Among the entries below, one stretch runs from the line that contains "Output the Python" through the line that contains "ax = fig.add_axes([0.124, 0.131, 0.855, 0.851])". Repeat that stretch exactly, ends included, and only that.

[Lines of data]
○ ○ ○

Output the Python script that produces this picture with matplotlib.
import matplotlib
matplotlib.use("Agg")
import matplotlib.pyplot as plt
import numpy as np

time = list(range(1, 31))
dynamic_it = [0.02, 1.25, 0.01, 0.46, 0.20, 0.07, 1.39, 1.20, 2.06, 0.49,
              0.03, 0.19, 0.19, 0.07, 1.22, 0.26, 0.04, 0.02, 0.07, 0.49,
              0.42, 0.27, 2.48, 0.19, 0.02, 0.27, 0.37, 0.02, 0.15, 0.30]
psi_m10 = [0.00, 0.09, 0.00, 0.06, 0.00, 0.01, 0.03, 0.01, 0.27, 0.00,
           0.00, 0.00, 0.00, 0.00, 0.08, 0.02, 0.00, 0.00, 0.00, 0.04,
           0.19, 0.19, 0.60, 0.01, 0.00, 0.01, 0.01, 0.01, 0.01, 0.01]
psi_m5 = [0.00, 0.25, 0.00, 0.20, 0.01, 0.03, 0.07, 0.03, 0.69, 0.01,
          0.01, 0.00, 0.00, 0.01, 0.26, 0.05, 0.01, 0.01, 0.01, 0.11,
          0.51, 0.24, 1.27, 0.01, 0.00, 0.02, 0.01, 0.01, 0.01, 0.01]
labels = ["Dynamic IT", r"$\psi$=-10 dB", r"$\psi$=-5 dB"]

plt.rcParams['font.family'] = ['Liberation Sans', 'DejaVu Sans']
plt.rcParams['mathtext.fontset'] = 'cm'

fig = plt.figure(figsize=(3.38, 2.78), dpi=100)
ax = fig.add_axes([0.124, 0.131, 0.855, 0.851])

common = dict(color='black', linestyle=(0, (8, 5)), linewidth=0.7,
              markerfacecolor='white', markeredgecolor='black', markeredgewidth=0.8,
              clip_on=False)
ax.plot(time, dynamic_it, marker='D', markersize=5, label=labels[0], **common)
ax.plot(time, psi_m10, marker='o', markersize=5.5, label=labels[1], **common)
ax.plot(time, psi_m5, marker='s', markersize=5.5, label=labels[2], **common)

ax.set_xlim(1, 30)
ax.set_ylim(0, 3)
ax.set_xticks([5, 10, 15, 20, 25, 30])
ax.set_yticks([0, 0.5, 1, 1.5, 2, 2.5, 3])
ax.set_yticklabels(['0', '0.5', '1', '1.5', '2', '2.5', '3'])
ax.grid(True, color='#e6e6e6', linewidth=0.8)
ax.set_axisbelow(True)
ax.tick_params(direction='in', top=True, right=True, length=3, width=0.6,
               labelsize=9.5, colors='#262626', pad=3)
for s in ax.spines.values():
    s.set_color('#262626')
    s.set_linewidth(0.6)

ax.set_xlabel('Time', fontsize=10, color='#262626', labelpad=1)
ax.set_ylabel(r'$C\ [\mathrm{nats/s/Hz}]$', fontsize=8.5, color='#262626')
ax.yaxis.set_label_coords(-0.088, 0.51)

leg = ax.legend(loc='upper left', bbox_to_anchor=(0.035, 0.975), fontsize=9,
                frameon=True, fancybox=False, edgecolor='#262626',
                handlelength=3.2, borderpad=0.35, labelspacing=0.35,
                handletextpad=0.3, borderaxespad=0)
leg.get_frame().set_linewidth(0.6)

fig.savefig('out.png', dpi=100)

○ ○ ○

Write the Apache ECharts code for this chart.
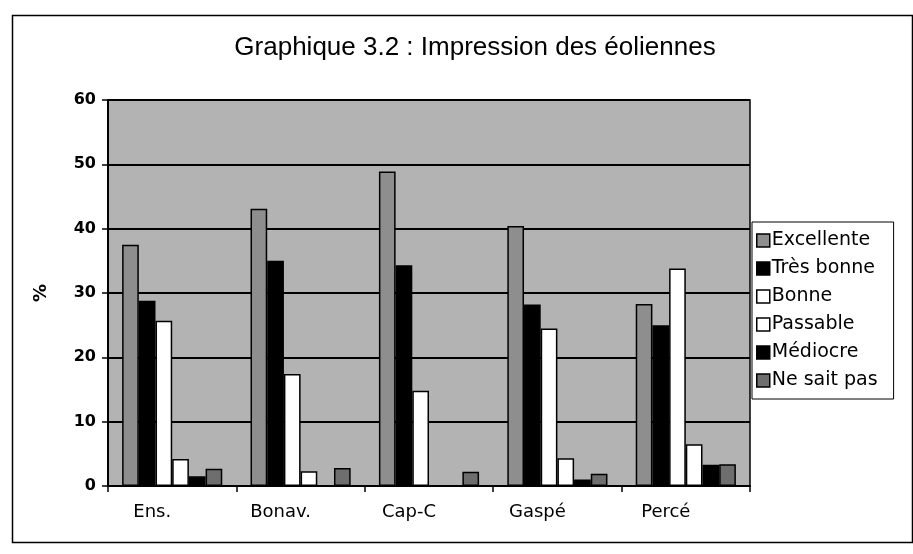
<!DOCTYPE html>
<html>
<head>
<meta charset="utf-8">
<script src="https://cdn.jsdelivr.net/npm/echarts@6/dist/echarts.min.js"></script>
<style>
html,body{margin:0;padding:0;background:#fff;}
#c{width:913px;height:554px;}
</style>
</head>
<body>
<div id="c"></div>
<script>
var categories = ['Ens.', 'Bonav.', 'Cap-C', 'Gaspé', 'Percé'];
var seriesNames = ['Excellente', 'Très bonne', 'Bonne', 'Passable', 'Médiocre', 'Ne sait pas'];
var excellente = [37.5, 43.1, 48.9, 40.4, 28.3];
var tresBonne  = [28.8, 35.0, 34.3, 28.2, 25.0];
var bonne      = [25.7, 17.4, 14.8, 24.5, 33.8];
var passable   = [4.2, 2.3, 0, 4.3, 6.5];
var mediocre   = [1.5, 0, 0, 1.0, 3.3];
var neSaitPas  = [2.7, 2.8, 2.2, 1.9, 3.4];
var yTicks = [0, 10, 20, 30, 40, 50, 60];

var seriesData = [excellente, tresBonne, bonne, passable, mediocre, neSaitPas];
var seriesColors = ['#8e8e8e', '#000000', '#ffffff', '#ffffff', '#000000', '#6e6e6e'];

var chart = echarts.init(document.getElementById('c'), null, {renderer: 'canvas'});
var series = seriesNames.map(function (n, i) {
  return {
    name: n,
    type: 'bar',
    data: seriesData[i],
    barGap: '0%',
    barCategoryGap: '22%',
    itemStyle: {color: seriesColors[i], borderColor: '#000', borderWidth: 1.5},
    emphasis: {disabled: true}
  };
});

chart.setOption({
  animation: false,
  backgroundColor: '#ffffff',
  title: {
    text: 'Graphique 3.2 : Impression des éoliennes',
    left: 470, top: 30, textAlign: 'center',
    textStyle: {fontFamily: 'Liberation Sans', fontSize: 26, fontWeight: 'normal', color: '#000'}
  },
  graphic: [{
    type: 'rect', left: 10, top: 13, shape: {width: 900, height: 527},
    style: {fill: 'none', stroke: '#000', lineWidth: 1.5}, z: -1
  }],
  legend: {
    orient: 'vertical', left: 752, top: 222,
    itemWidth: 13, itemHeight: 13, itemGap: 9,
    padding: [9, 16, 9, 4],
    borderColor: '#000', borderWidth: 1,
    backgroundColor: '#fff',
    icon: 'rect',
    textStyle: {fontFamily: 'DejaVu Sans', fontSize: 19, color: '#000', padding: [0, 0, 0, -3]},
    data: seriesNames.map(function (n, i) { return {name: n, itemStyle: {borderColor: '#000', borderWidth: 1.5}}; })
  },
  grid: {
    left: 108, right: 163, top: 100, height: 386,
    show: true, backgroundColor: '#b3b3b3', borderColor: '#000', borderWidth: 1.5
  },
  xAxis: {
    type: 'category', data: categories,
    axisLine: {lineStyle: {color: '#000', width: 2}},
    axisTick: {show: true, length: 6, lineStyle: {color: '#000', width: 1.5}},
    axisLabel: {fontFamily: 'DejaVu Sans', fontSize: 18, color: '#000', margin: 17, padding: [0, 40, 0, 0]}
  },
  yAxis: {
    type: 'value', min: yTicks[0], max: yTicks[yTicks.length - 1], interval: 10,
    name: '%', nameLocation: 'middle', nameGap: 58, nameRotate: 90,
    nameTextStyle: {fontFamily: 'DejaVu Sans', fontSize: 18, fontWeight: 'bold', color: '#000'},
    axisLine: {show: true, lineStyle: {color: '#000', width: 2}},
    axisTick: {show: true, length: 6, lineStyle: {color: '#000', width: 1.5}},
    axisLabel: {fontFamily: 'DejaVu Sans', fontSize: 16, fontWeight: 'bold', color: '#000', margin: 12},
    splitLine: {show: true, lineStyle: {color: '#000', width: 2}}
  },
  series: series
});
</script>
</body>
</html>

○ ○ ○

TASK OUTPUT:
Output the Python script that produces this picture with matplotlib.
import matplotlib
matplotlib.use("Agg")
import matplotlib.pyplot as plt
import numpy as np

time = list(range(1, 31))
dynamic_it = [0.02, 1.25, 0.01, 0.46, 0.20, 0.07, 1.39, 1.20, 2.06, 0.49,
              0.03, 0.19, 0.19, 0.07, 1.22, 0.26, 0.04, 0.02, 0.07, 0.49,
              0.42, 0.27, 2.48, 0.19, 0.02, 0.27, 0.37, 0.02, 0.15, 0.30]
psi_m10 = [0.00, 0.09, 0.00, 0.06, 0.00, 0.01, 0.03, 0.01, 0.27, 0.00,
           0.00, 0.00, 0.00, 0.00, 0.08, 0.02, 0.00, 0.00, 0.00, 0.04,
           0.19, 0.19, 0.60, 0.01, 0.00, 0.01, 0.01, 0.01, 0.01, 0.01]
psi_m5 = [0.00, 0.25, 0.00, 0.20, 0.01, 0.03, 0.07, 0.03, 0.69, 0.01,
          0.01, 0.00, 0.00, 0.01, 0.26, 0.05, 0.01, 0.01, 0.01, 0.11,
          0.51, 0.24, 1.27, 0.01, 0.00, 0.02, 0.01, 0.01, 0.01, 0.01]
labels = ["Dynamic IT", r"$\psi$=-10 dB", r"$\psi$=-5 dB"]

plt.rcParams['font.family'] = ['Liberation Sans', 'DejaVu Sans']
plt.rcParams['mathtext.fontset'] = 'cm'

fig = plt.figure(figsize=(3.38, 2.78), dpi=100)
ax = fig.add_axes([0.124, 0.131, 0.855, 0.851])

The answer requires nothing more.